3. “It’s as if a hand has come out, and taken yours.”
“The History Boys” suggests the possibilities of life
This movie snuck up on me. It’s coming-of-age stuff: boys school, Britain, early ‘80s. The boys are gunning for Cambridge or Oxford and the headmaster brings in a new teacher, Irwin (Stephen Campbell Moore), to help them prepare. In a sense the new guy is preparing them for careers, while their beloved professor, Hector (Richard Griffiths), is helping them prepare for everything but a career. A conflict of teaching styles is thus set up, but the full battle is never engaged. The styles co-exist, and both teachers are sympathetic — Irwin maybe more so, since Hector is a bit of a pedophile, feeling up the boys on motorbike rides home. It’s an offense for which he’ll lose his job, but the film does not judge. The version of life it presents makes our own (or my own anyway) feel rigid. It’s as if I’ve always felt myself a noun, surrounded by nouns, and the film is suggesting, whispering, that we’re all just verbs. This is especially true in the final scene, in which the boys, still boys, talk about where they are now. There’s such melancholy in it. It’s the melancholy of choices made, and possibilities narrowed. Maybe it’s the melancholy of verbs becoming nouns: tax attorney; teacher; real estate developer; dead. I sat in the theater as the credits rolled, wanting to hold onto the spell the movie cast over me.
2. “Dwayne, this is the voice of experience talking. Are you listening?”
Alan Arkin gives Paul Dano the best life advice ever in “Little Miss Sunshine”
I wasn’t a huge fan of the indie hit of the summer. The story of a dysfunctional family’s journey across the southwestern United States — in which, one by one, everyone loses what small dreams they’re clinging to — seemed as unbelievable in its own way as any studio product. A heroin-snorting, porn-reading Grandpa? A teenager whose sullenness has veered into monklike silence? A gay, suicidal Proust scholar? A failed motivational speaker? All in one dilapidated van? If Hollywood films keep tossing up people we wish we were, independents keep tossing up people we’re glad we’re not.

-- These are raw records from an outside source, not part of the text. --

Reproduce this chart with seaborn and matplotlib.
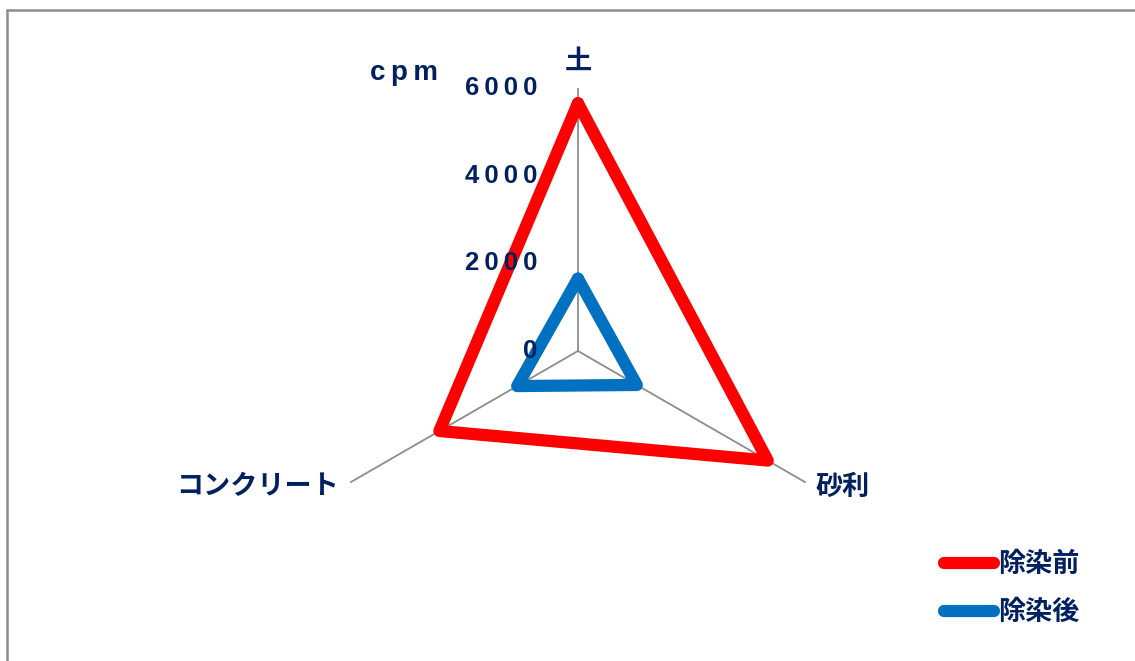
import numpy as np
import pandas as pd
import matplotlib
matplotlib.use("Agg")
import matplotlib.pyplot as plt
import matplotlib.transforms as mtransforms
from matplotlib.lines import Line2D
import seaborn as sns

# daten
kategorien = ["土", "砂利", "コンクリート"]
vor_dekon = [5650, 5000, 3650]   # 除染前
nach_dekon = [1650, 1550, 1600]  # 除染後
serien = ["除染前", "除染後"]
r_ticks = [0, 2000, 4000, 6000]
r_max = 6000

navy = "#002060"
farben = {"除染前": "#FF0000", "除染後": "#0070C0"}
grau = "#8C8C8C"

sns.set_theme(style="white")
plt.rcParams["font.family"] = ["Noto Sans CJK JP", "DejaVu Sans"]

# winkel für die achsen, polygon schließen
theta = np.linspace(0, 2 * np.pi, len(kategorien), endpoint=False)
theta_zu = np.append(theta, 2 * np.pi)

df = pd.concat([
    pd.DataFrame({"theta": theta_zu, "wert": vor_dekon + vor_dekon[:1], "serie": serien[0]}),
    pd.DataFrame({"theta": theta_zu, "wert": nach_dekon + nach_dekon[:1], "serie": serien[1]}),
])

fig = plt.figure(figsize=(11.35, 6.61), dpi=100)
ax = fig.add_axes([0.2775, 0.0711, 0.4634, 0.7958], projection="polar")
ax.set_theta_zero_location("N")
ax.set_theta_direction(-1)

sns.lineplot(data=df, x="theta", y="wert", hue="serie", palette=farben, sort=False,
             estimator=None, units="serie", linewidth=8.8, ax=ax, legend=False,
             solid_joinstyle="round", solid_capstyle="round", zorder=3)

ax.set_ylim(0, r_max)
ax.set_xticks(theta)
ax.set_xticklabels([])
ax.set_yticks(r_ticks)
ax.set_yticklabels([])
ax.yaxis.grid(False)
ax.xaxis.grid(True, color=grau, linewidth=1.3)
ax.spines["polar"].set_visible(False)
ax.set_xlabel("")
ax.set_ylabel("")
ax.tick_params(length=0)


def versatz(dx, dy):
    return ax.transData + mtransforms.ScaledTranslation(dx / 100, dy / 100, fig.dpi_scale_trans)


# radiale beschriftung links von der oberen achse
for v in r_ticks:
    txt = "\u2009".join(str(v))
    ax.text(0, v, txt, transform=versatz(-41, 0), ha="right", va="center",
            fontsize=18.5, fontweight="bold", color=navy,
            family=["Liberation Sans", "DejaVu Sans"])

# kategorien
ausrichtung = [("center", "bottom", 0, 13), ("left", "center", 10, -4), ("right", "center", -11, -4)]
for t, lab, (ha, va, dx, dy) in zip(theta, kategorien, ausrichtung):
    ax.text(t, r_max, lab, transform=versatz(dx, dy), ha=ha, va=va,
            fontsize=19.5, fontweight="bold", color=navy)

fig.text(404 / 1135, 1 - 73 / 661, "c\u2009p\u2009m", ha="center", va="center",
         fontsize=20, fontweight="bold", color=navy, family=["Liberation Sans", "DejaVu Sans"])

# legende
handles = [Line2D([0], [0], color=farben[s], linewidth=8.8, solid_capstyle="round") for s in serien]
leg = fig.legend(handles, serien, loc="upper left", bbox_to_anchor=(944 / 1135, 1 - 550 / 661),
                 frameon=False, handlelength=1.85, handletextpad=0.15, borderpad=0,
                 borderaxespad=0, labelspacing=0.75, prop={"size": 19.5, "weight": "bold"})
for t in leg.get_texts():
    t.set_color(navy)

# rahmen oben und links
fig.add_artist(Line2D([7 / 1135, 1], [1 - 10 / 661, 1 - 10 / 661], transform=fig.transFigure, color=grau, linewidth=1.8))
fig.add_artist(Line2D([7 / 1135, 7 / 1135], [0, 1 - 10 / 661], transform=fig.transFigure, color=grau, linewidth=1.8))

plt.savefig("out.png", dpi=100)
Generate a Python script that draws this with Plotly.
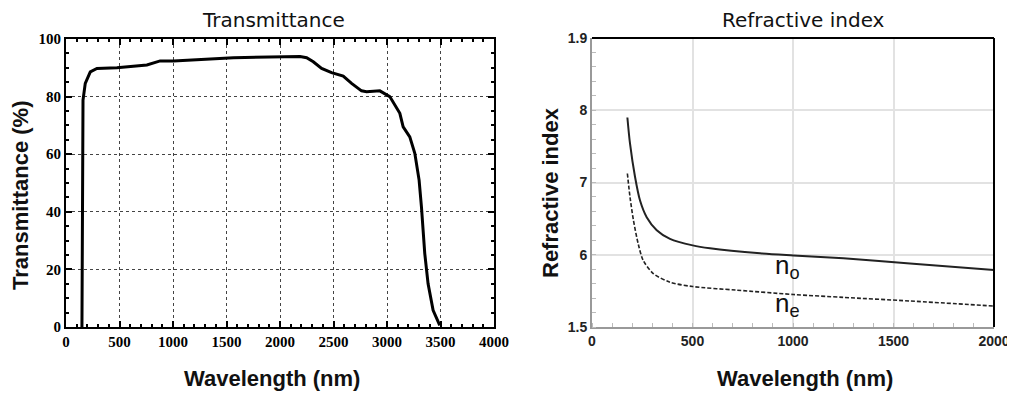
import plotly.graph_objects as go

# transmittance curve
wl_t = [149, 159, 180, 227, 289, 476, 756, 880, 1005, 1253, 1565, 2187, 2249, 2311,
        2389, 2482, 2591, 2669, 2762, 2809, 2933, 3026, 3120, 3151, 3213, 3260, 3300,
        3322, 3353, 3384, 3431, 3493]
trans = [0, 78.8, 84.6, 88.6, 89.8, 90.0, 91.0, 92.4, 92.4, 93.0, 93.5, 93.9, 93.5, 92.1,
         89.8, 88.3, 87.1, 84.6, 82.0, 81.7, 82.0, 80.0, 74.2, 69.5, 66.0, 60.3, 51.0,
         41.7, 25.5, 15.0, 5.8, 0.6]

# refractive index curves (right panel)
wl_o = [176, 189, 214, 239, 272, 322, 388, 501, 587, 836, 1002, 1251, 1582, 2000]
n_o = [1.790, 1.754, 1.708, 1.675, 1.652, 1.634, 1.622, 1.613, 1.609, 1.602, 1.599,
       1.595, 1.588, 1.579]
wl_e = [176, 189, 206, 230, 255, 305, 388, 501, 720, 1002, 1251, 1582, 2000]
n_e = [1.7125, 1.680, 1.648, 1.615, 1.592, 1.574, 1.562, 1.556, 1.551, 1.545, 1.541,
       1.536, 1.529]

x_ticks_t = [0, 500, 1000, 1500, 2000, 2500, 3000, 3500, 4000]
y_ticks_t = [0, 20, 40, 60, 80, 100]
x_ticks_n = [0, 500, 1000, 1500, 2000]
y_ticks_n = [1.5, 1.6, 1.7, 1.8, 1.9]
y_labels_n = ["1.5", "6", "7", "8", "1.9"]

W, H = 1007, 392   # page body adds an 8px offset


def px(x):
    return (x - 8) / W


def py(y):
    return 1 - (y - 8) / H


serif_bold = dict(family="Liberation Serif", size=15, color="black", weight="bold")
sans_bold = dict(family="Liberation Sans", size=14, color="#222", weight="bold")
title_font = dict(family="Liberation Sans", size=22, color="#111", weight="bold")
head = dict(family="DejaVu Sans", size=20, color="#111")

fig = go.Figure()
fig.add_trace(go.Scatter(x=wl_t, y=trans, mode="lines", line=dict(color="black", width=3),
                         xaxis="x", yaxis="y", showlegend=False))
fig.add_trace(go.Scatter(x=wl_o, y=n_o, mode="lines",
                         line=dict(color="#222", width=2, shape="spline", smoothing=0.8),
                         xaxis="x2", yaxis="y2", showlegend=False))
fig.add_trace(go.Scatter(x=wl_e, y=n_e, mode="lines",
                         line=dict(color="#222", width=1.6, dash="4px,2px", shape="spline", smoothing=0.8),
                         xaxis="x2", yaxis="y2", showlegend=False))

fig.update_layout(
    width=W, height=H, margin=dict(l=0, r=0, t=0, b=0),
    paper_bgcolor="white", plot_bgcolor="white",
    xaxis=dict(domain=[px(66), px(494)], range=[0, 4000], tickvals=x_ticks_t,
               showline=True, linecolor="black", linewidth=2, mirror="allticks",
               ticks="inside", ticklen=6, tickwidth=1.5, tickcolor="black",
               minor=dict(dtick=100, ticks="inside", ticklen=3, tickcolor="black"),
               showgrid=True, gridcolor="#444", griddash="dot", gridwidth=1,
               tickfont=serif_bold, zeroline=False, anchor="y", automargin=False),
    yaxis=dict(domain=[py(327), py(39)], range=[0, 100], tickvals=y_ticks_t,
               showline=True, linecolor="black", linewidth=2, mirror="allticks",
               ticks="inside", ticklen=6, tickwidth=1.5, tickcolor="black",
               minor=dict(dtick=5, ticks="inside", ticklen=3, tickcolor="black"),
               showgrid=True, gridcolor="#444", griddash="dot", gridwidth=1,
               tickfont=serif_bold, zeroline=False, anchor="x", automargin=False),
    xaxis2=dict(domain=[px(592), px(994)], range=[0, 2000], tickvals=x_ticks_n,
                showline=True, linecolor="#999", linewidth=2,
                ticks="", minor=dict(dtick=100, ticks="inside", ticklen=4, tickcolor="#bbb"),
                showgrid=True, gridcolor="#e2e2e2", gridwidth=1.5,
                tickfont=sans_bold, zeroline=False, anchor="y2", automargin=False),
    yaxis2=dict(domain=[py(327), py(38)], range=[1.5, 1.9], tickvals=y_ticks_n, ticktext=y_labels_n,
                showline=True, linecolor="#999", linewidth=2,
                ticks="", minor=dict(dtick=0.02, ticks="inside", ticklen=4, tickcolor="#bbb"),
                showgrid=True, gridcolor="#e2e2e2", gridwidth=1.5,
                tickfont=sans_bold, zeroline=False, anchor="x2", automargin=False),
)

# black top and right edges of the right frame
fig.add_shape(type="line", xref="x2 domain", yref="y2 domain", x0=0, x1=1, y0=1, y1=1,
              line=dict(color="black", width=2))
fig.add_shape(type="line", xref="x2 domain", yref="y2 domain", x0=1, x1=1, y0=0, y1=1,
              line=dict(color="black", width=2))

c = dict(xref="paper", yref="paper", xanchor="center", yanchor="middle", showarrow=False)
# panel headings
fig.add_annotation(text="Transmittance", x=px(273), y=py(20), font=head, **c)
fig.add_annotation(text="Refractive index", x=px(803), y=py(20), font=head, **c)

# axis titles
fig.add_annotation(text="Wavelength (nm)", x=px(272), y=py(378), font=title_font, **c)
fig.add_annotation(text="Wavelength (nm)", x=px(805), y=py(378), font=title_font, **c)
fig.add_annotation(text="Transmittance (%)", x=px(20), y=py(195), font=title_font, textangle=-90, **c)
fig.add_annotation(text="Refractive index", x=px(551), y=py(193), font=title_font, textangle=-90, **c)

# curve labels
lbl = dict(family="Liberation Sans", size=26, color="#111")
fig.add_annotation(text="n<sub>o</sub>", x=975, y=1.584, xref="x2", yref="y2",
                   showarrow=False, font=lbl)
fig.add_annotation(text="n<sub>e</sub>", x=975, y=1.531, xref="x2", yref="y2",
                   showarrow=False, font=lbl)

fig.write_html("out.html")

But then Grandpa (Alan Arkin) gives some life advice to his sullen grandson Dwayne (Paul Dano). He starts out traditionally. He says: “I don’t want you making the same mistakes I made when I was young.” Since Dwayne is so screwed up, you wonder what possible advice he could give. And then it comes: “Fuck a lot of women, Dwayne. Not just one woman. A lot of women.” God, did I laugh. There’s another great scene later in the movie between Grandpa and Olive in the motel room (“...and it’s not because of your brains or personality”), but this is the scene that saved the movie for me. Maybe Dwayne even listened.
1. “Look how fast he’s going... Oh my god.”
Paul Greengrass humanizes the moment that changed the world in “United 93.”
Back in August, when I first suggested that “United 93” should be nominated for a best picture Oscar, I felt on a quixotic quest. The film had been released in April to good reviews and mild controversy. “Was it too early?” newscasters asked. “Should Hollywood profit from this tragedy?” they asked again. These were the wrong questions. “Is it a good film?” is all that matters. But the wrong questions sunk in. Despite great reviews, the box office was lukewarm and the film was gone by the Fourth of July. Meanwhile, Oliver Stone’s “World Trade Center” was getting attention and magazine covers. When I mentioned “United 93” some people actually confused it with “Flight 93,” a TV movie.
But apparently I wasn’t the only one affected by the power of director Paul Greengrass’ documentary-style vision. Film critic groups in New York and Washington, D.C. (no coincidence: the target cities that day) have declared it the best picture of the year.
This is the scene that stuns us all over again. Flight 11 has already crashed into the North tower, and a New York air traffic controller tries to contact yet another hijacked flight: “United 175 New York, United 175... This guy’s dropping like a manhole cover now, Paul.” The flight goes off the radar and we cut to the men at Newark Tower, who search for a visual. They get one. “There he is, over the Verrazano Bridge...Oh my god.” Then the television shot we all know. If the reactions from the people at the commands centers in Rome, NY, and Herndon, Va., are familiar, it’s because they’re ours: stunned silence and invocations of God. Greengrass is smart enough to hold on the moment. He’s smart enough to kill the music. Then slowly, as we cut from one horrified reaction shot to another, a sliver of music picks up: A kind of dawning realization of what this might mean. The sliver of music gets more disconcerting as Greengrass focuses on Major Nasypany (Patrick St. Espirit), who snaps his people, and us, awake again. “Shawna, what do you got? What do you got, Shawna?” The repetition is necessary. There’s work to be done. More than ever, there’s work to be done.